## PROVIDED MATERIAL
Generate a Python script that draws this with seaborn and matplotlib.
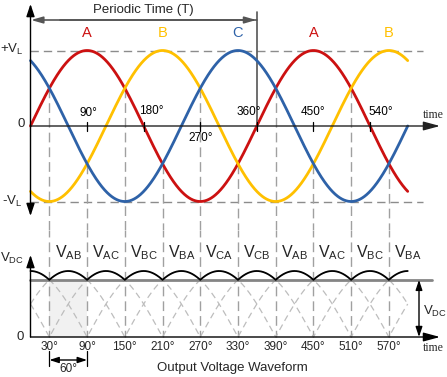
import numpy as np
import pandas as pd
import matplotlib
matplotlib.use("Agg")
import matplotlib.pyplot as plt
import seaborn as sns

# ---------------- data ----------------
phase_names = ["A", "B", "C"]
phase_shift_deg = [0, -120, 120]          # A starts rising at 0, C at +0.866, B at -0.866
phase_colors = ["#CC1111", "#FFC000", "#2E62A8"]
theta_end_deg = 600                        # waveforms are drawn from 0 to 600 degrees

peak_labels = ["A", "B", "C", "A", "B"]
peak_label_deg = [90, 210, 330, 450, 570]

top_tick_deg = [90, 180, 270, 360, 450, 540]
top_tick_labels = ["90°", "180°", "270°", "360°", "450°", "540°"]

crossing_deg = [30, 90, 150, 210, 270, 330, 390, 450, 510, 570]
bottom_tick_labels = ["30°", "90°", "150°", "210°", "270°", "330°", "390°", "450°", "510°", "570°"]

segment_labels = ["AB", "AC", "BC", "BA", "CA", "CB", "AB", "AC", "BC", "BA"]
segment_center_deg = [60, 120, 180, 240, 300, 360, 420, 480, 540, 600]
line_pairs = [("A", "B"), ("B", "C"), ("C", "A")]

period_deg = 360
# ---------------------------------------------------------------

sns.set_style("white")
plt.rcParams["font.family"] = ["Liberation Sans", "DejaVu Sans"]
plt.rcParams["mathtext.fontset"] = "custom"
plt.rcParams["mathtext.rm"] = "Liberation Sans"
plt.rcParams["mathtext.it"] = "Liberation Sans"
plt.rcParams["lines.scale_dashes"] = False

W, H = 447, 377
X0, PXD = 30.5, 0.6287          # pixel of 0 deg, pixels per degree
UY0, UA = 126.0, 75.5           # upper: zero pixel row, pixels per unit
LY0, LA = 337.0, 38.1           # lower: zero pixel row, pixels per unit
SPLIT = 230.0


def xd(px):
    return (px - X0) / PXD


def uy(py):
    return (UY0 - py) / UA


def ly(py):
    return (LY0 - py) / LA


fig = plt.figure(figsize=(W / 100, H / 100), dpi=100)
ax1 = fig.add_axes([0, (H - SPLIT) / H, 1, SPLIT / H])
ax2 = fig.add_axes([0, 0, 1, (H - SPLIT) / H])
for ax in (ax1, ax2):
    ax.set_xlim(xd(0), xd(W))
    ax.axis("off")
ax1.set_ylim(uy(SPLIT), uy(0))
ax2.set_ylim(ly(H), ly(SPLIT))

# phase waveforms
theta = np.linspace(0, theta_end_deg, 1201)
phase_vals = {n: np.sin(np.radians(theta + s)) for n, s in zip(phase_names, phase_shift_deg)}
df = pd.concat([pd.DataFrame({"theta": theta, "v": phase_vals[n], "phase": n}) for n in phase_names])
pal = dict(zip(phase_names, phase_colors))

# dashed reference lines +VL / -VL
for v in (1, -1):
    ax1.plot([0, xd(423)], [v, v], color="#8C8C8C", lw=1.0, linestyle=(0, (6, 3.6)), zorder=1)

# vertical dashed lines through crossings (upper part and lower part)
for d in crossing_deg:
    idx = int(round(d / theta_end_deg * (len(theta) - 1)))
    vals = sorted(phase_vals[n][idx] for n in phase_names)
    start = vals[1]
    ax1.plot([d, d], [start, uy(SPLIT)], color="#A0A0A0", lw=1.0, linestyle=(0, (7, 3.6)), zorder=1)
    ax2.plot([d, d], [ly(SPLIT), 0], color="#A0A0A0", lw=1.0, linestyle=(2, (7, 3.6)), zorder=1)

sns.lineplot(data=df, x="theta", y="v", hue="phase", palette=pal, ax=ax1,
             legend=False, linewidth=2.0, estimator=None, sort=False, zorder=3)
ax1.set_xlim(xd(0), xd(W))
ax1.set_ylim(uy(SPLIT), uy(0))
ax1.axis("off")

# axes arrows (upper)
ax1.annotate("", xy=(xd(440), 0), xytext=(0, 0),
             arrowprops=dict(arrowstyle="-|>,head_length=1.0,head_width=0.27", color="#222222",
                             lw=1.0, shrinkA=0, shrinkB=0), zorder=4)
ax1.annotate("", xy=(0, uy(4)), xytext=(0, uy(216)),
             arrowprops=dict(arrowstyle="<|-|>,head_length=0.75,head_width=0.25", color="black",
                             lw=1.0, shrinkA=0, shrinkB=0), zorder=4)
for d in top_tick_deg:
    ax1.plot([d, d], [uy(121.5), uy(130.5)], color="black", lw=0.9, zorder=4)

top_label_xy = [(xd(88), uy(113)), (xd(151), uy(111)), (xd(200.5), uy(138)),
                (xd(249), uy(112)), (xd(313), uy(112)), (xd(381), uy(112))]
for lab, (x, y) in zip(top_tick_labels, top_label_xy):
    ax1.text(x, y, lab, ha="center", va="center", fontsize=8.5, color="black", zorder=5)

ax1.text(xd(433), uy(115), "time", family=["Liberation Serif"], fontsize=8.5,
         ha="center", va="center")

ax1.text(xd(12), uy(49), r"+V$_\mathrm{L}$", ha="center", va="center", fontsize=9.5)
ax1.text(xd(21), uy(124), "0", ha="center", va="center", fontsize=9.5)
ax1.text(xd(12), uy(201), r"-V$_\mathrm{L}$", ha="center", va="center", fontsize=9.5)

for lab, d in zip(peak_labels, peak_label_deg):
    ax1.text(d, uy(33), lab, ha="center", va="center", fontsize=10.5, color=pal[lab])

# periodic time arrow
ax1.annotate("", xy=(xd(31), uy(20)), xytext=(period_deg, uy(20)),
             arrowprops=dict(arrowstyle="-|>,head_length=0.7,head_width=0.2", color="#555555",
                             lw=1.2, shrinkA=0, shrinkB=0))
ax1.annotate("", xy=(period_deg - 0.8, uy(20)), xytext=(xd(60), uy(20)),
             arrowprops=dict(arrowstyle="-|>,head_length=0.7,head_width=0.2", color="#555555",
                             lw=1.2, shrinkA=0, shrinkB=0))
ax1.plot([period_deg, period_deg], [uy(12), uy(130)], color="#555555", lw=1.2)
ax1.text(period_deg / 2, uy(10), "Periodic Time (T)", ha="center", va="center", fontsize=9.5)

# ---------------- lower plot: rectified output ----------------
ripple = np.max(np.vstack([phase_vals[n] for n in phase_names]), axis=0) - \
         np.min(np.vstack([phase_vals[n] for n in phase_names]), axis=0)
ldf = pd.concat([pd.DataFrame({"theta": theta, "v": np.abs(phase_vals[a] - phase_vals[b]),
                               "pair": a + b}) for a, b in line_pairs])
cusp = float(np.sqrt(3) * np.cos(np.radians(30)))

ax2.fill_between([30, 90], 0, cusp, color="#F1F1F1", lw=0, zorder=0)
sns.lineplot(data=ldf, x="theta", y="v", hue="pair",
             palette={a + b: "#BDBDBD" for a, b in line_pairs}, ax=ax2, legend=False,
             linewidth=0.9, estimator=None, sort=False, linestyle=(0, (4.5, 3)), zorder=1)
ax2.plot([0, xd(432)], [cusp, cusp], color="#858585", lw=2.0, zorder=2)
sns.lineplot(x=theta, y=ripple, ax=ax2, color="black", linewidth=1.3, estimator=None,
             sort=False, zorder=3)
ax2.set_xlim(xd(0), xd(W))
ax2.set_ylim(ly(H), ly(SPLIT))
ax2.axis("off")

ax2.annotate("", xy=(xd(440), 0), xytext=(0, 0),
             arrowprops=dict(arrowstyle="-|>,head_length=1.0,head_width=0.27", color="black",
                             lw=1.0, shrinkA=0, shrinkB=0), zorder=4)
ax2.annotate("", xy=(0, ly(255)), xytext=(0, 0),
             arrowprops=dict(arrowstyle="-|>,head_length=0.75,head_width=0.25", color="black",
                             lw=1.0, shrinkA=0, shrinkB=0), zorder=4)
ax2.annotate("", xy=(xd(419), 0), xytext=(xd(419), cusp),
             arrowprops=dict(arrowstyle="<|-|>,head_length=0.6,head_width=0.2", color="black",
                             lw=1.0, shrinkA=0, shrinkB=0), zorder=4)

for lab, d in zip(bottom_tick_labels, crossing_deg):
    ax2.text(d, ly(347), lab, ha="center", va="center", fontsize=8.5)
for lab, d in zip(segment_labels, segment_center_deg):
    ax2.text(d, ly(257), r"V$_\mathrm{%s}$" % lab, ha="center", va="baseline", fontsize=11.5)

ax2.text(xd(12), ly(262), r"V$_\mathrm{DC}$", ha="center", va="baseline", fontsize=9.5)
ax2.text(xd(435), ly(315), r"V$_\mathrm{DC}$", ha="center", va="baseline", fontsize=9.5)
ax2.text(xd(20), ly(337), "0", ha="center", va="center", fontsize=9.5)
ax2.text(xd(433), ly(348), "time", family=["Liberation Serif"], fontsize=8.5,
         ha="center", va="center")

# 60 degree span marker
ax2.annotate("", xy=(30, ly(360)), xytext=(90, ly(360)),
             arrowprops=dict(arrowstyle="<|-|>,head_length=0.55,head_width=0.18", color="black",
                             lw=1.0, shrinkA=0, shrinkB=0))
for d in (30, 90):
    ax2.plot([d, d], [ly(351), ly(366)], color="black", lw=0.9)
ax2.text(60, ly(369), "60°", ha="center", va="center", fontsize=8.5)
ax2.text(xd(232), ly(368), "Output Voltage Waveform", ha="center", va="center", fontsize=9.5)

fig.savefig("out.png", dpi=100)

## WORK TO COMPLETE
Lines containing the word "seaborn" are to be counted in the listing; state their number alone.

## TASK RESULT
2